La sabiduría del Padre Brown [1], y no sagacidad como a veces se ha traducido, es la segunda tanda de doce relatos del protagonista, los más cortos de todos. Si en el primer libro se subrayaba su inocencia, en este segundo se alaba su sabiduría, entendida como la capacidad de saber distinguir la realidad de las apariencias. En los casos se subraya una y otra vez que las cosas no son lo que parecen, que los muchos datos pueden ocultar la verdad, que los delincuentes son como actores que intentan vivir varias vidas distintas.

Algunas claves interpretativas del detective se declaran, por ejemplo, en El duelo del doctor Hirsch: «Siempre me resulta más fácil comprender las pruebas morales que las demás». O en El extraño crimen de John Boulnois: «Yo doy mucho valor a las ideas imprecisas. Lo que más me convence son todas esas cosas que “no constituyen pruebas”. Creo que la imposibilidad moral es la mayor de las imposibilidades». En otro momento, en ese mismo caso, afirma: «Boulnois es capaz de cometer un asesinato, pero no este asesinato».

Se puede formular lo anterior de otra manera: la importancia de aprender a observar la realidad tal como es de modo que ninguna máscara nos oculte las cosas.
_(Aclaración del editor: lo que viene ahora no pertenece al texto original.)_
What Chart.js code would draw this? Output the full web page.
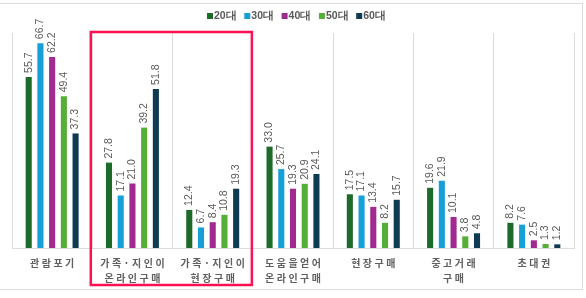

En El dios de los gongos el P.B. hace notar cómo un plan habitual de los ladrones es «conseguir que todo el mundo esté mirando otra cosa». Pero de él mismo se nos indica, en El duelo del doctor Hirsch, que si bien su cara «era de lo más vulgar y corriente», «podía resplandecer de ignorancia y también de perfecta sabiduría», y «siempre se producía un destello cuando se le caía la máscara de la tontería y se le colocaba en su lugar la máscara de la sagacidad».
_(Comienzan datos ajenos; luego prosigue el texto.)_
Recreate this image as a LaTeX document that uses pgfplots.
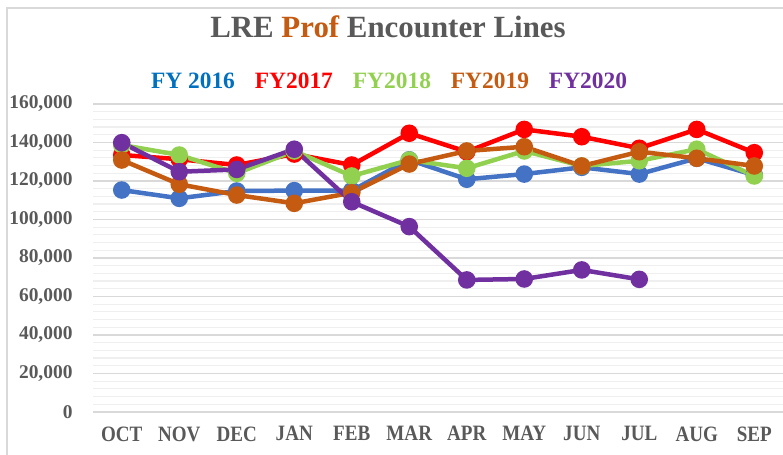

Uno de los muchos casos en los que Chesterton demostrará su conocimiento desde dentro del mundo periodístico es El hombre del pasaje, donde, ante unas «excepcionales circunstancias, la prensa se vio atrapada entre la honradez y la veracidad». Pero tal vez el más destacado sea La peluca roja, en el que se nos cuenta que para el redactor jefe del Daily Reformer «su emoción más frecuente era la de continuo temor: temor a pleitos por difamación, temor a perder publicidad, temor a las erratas de imprenta, temor al despido. Su vida era una serie de agobiantes compromisos entre él mismo y el propietario del periódico, un anciano incondicional de los folletines, con tres ideas fijas y equivocadas, y el competentísimo equipo de trabajo del que se había rodeado para llevarle el periódico; algunos de sus miembros eran hombres brillantes y con gran experiencia y, lo que es todavía peor, auténticos partidarios de la línea política del periódico».
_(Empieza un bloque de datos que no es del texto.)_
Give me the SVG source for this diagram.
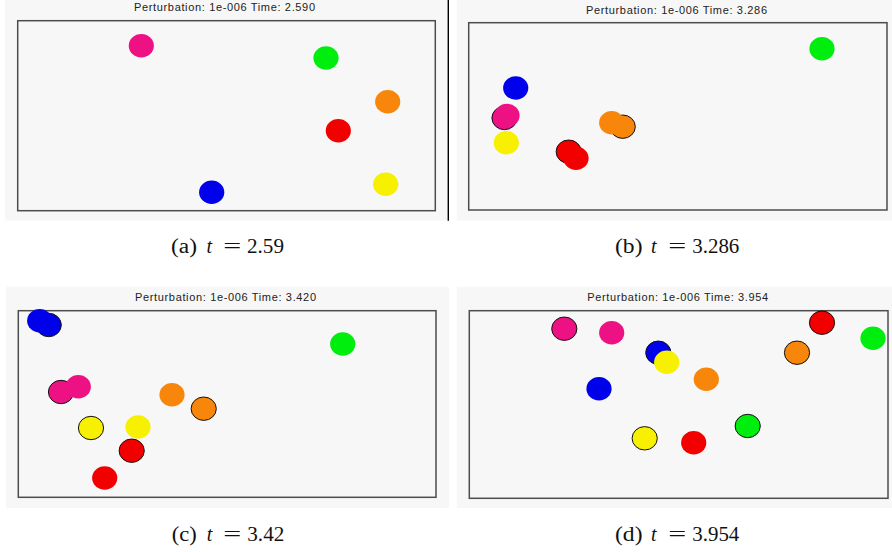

En esta serie también abundan los científicos como rivales intelectuales del P.B., bien sea como delincuentes o bien como detectives que buscan resolver el mismo caso. Eso permite al autor atacar actitudes cientificistas, como en El error de la máquina, donde su héroe afirma: «¡Los científicos son tan sentimentales! ¡Y seguro que los científicos norteamericanos lo son todavía más! ¿Quién, si no un yanqui, iba a pretender demostrar nada basándose en los latidos del corazón? Desde luego, tienen que ser tan sentimentales como un hombre que se crea que su mujer está enamorada de él sólo porque se ruboriza». Pero también Chesterton aprovecha la ocasión para presentar una cara de los científicos que conviene no perder de vista: en El cuento de hadas del Padre Brown, se dice que «no hay gente tan aficionada a colgarse todas las condecoraciones como los científicos… como sabe cualquiera que haya asistido a una recepción de gala de la Royal Society».

Dentro de las que podríamos llamar pautas vitales que da el P.B. señalo dos. En La cabeza del César, el P.B. dice que «lo que a todos nos asusta más es un laberinto que no tenga centro. Por eso el ateísmo no es más que una pesadilla». En La peluca roja el P.B. dice: «dondequiera que haya hombres que se dejan dominar sin más ni más por el misterio, es porque se trata del misterio de la iniquidad. Si el demonio le dice que hay algo tan espantoso que no se puede mirar, mírelo. Y si le dice que hay algo tan terrible que no se puede oír, óigalo. Si cree usted que hay alguna verdad insoportable, sopórtela».